S Benferhat, D Dubois and H Prade

Institut de Recherche en Informatique de Toulouse (IRIT), Université Paul Sabatier, 118 route de Narbonne, F-31062 Toulouse Cedex, France E-mail: {Benferha, Dubois, Prade}@irit.fr

Default pieces of information of the form, 'generally, if {alpha} then ß' can be modelled by constraints expressing that, when {alpha} is true, ß is more plausible than its negation. In previous works, the authors have cast this view in the framework of comparative possibility theory, showing that a set of default rules is equivalent to a set of comparative possibility distributions, each encoding an epistemic state. A representation theorem in terms of this semantics, for default reasoning obeying the System P of postulates proposed by Kraus, Lehmann and Magidor, has been obtained. This paper offers a detailed analysis of the structure of comparative possibility distributions representing default knowledge, by laying bare two different relations between epistemic states: the specificity ordering and the informativeness ordering.
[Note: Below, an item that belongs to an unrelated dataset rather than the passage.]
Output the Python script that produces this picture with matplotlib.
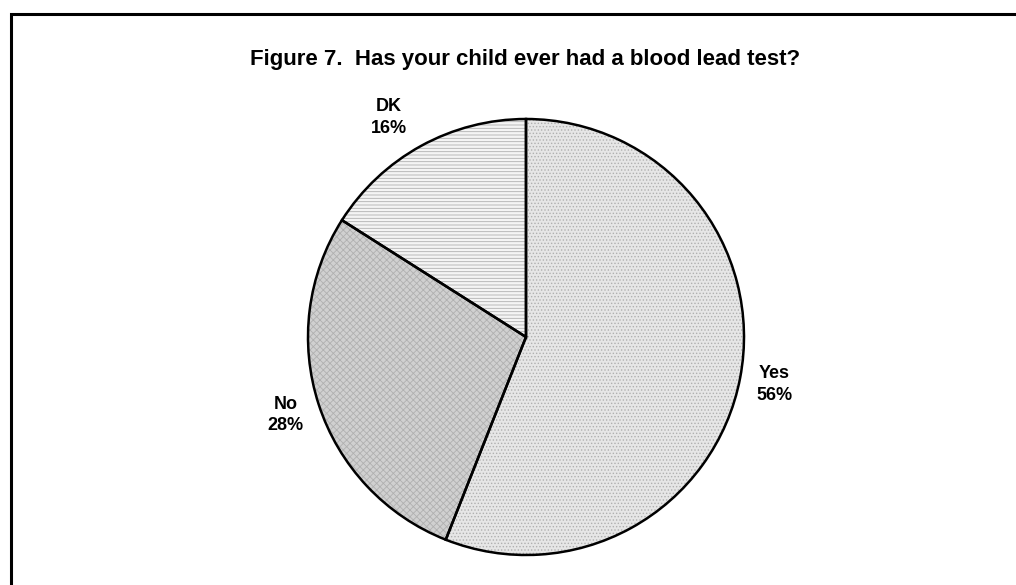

It is shown that the representation theorem still holds when restricting to linear comparative possibility distributions. They correspond to all the possible completions of the default knowledge by means of a so-called completion rule of inference. As a consequence of this result we provide a standard probabilistic semantics to System P, without referring to infinitesimals (used in Adams' semantics, revisited by Pearl). It relies on a special family of probability measures, that we call big-stepped probabilities, recently considered by Snow.

Keywords: Nonmonotonic reasoning, conditionals, possibility theory, probability theory.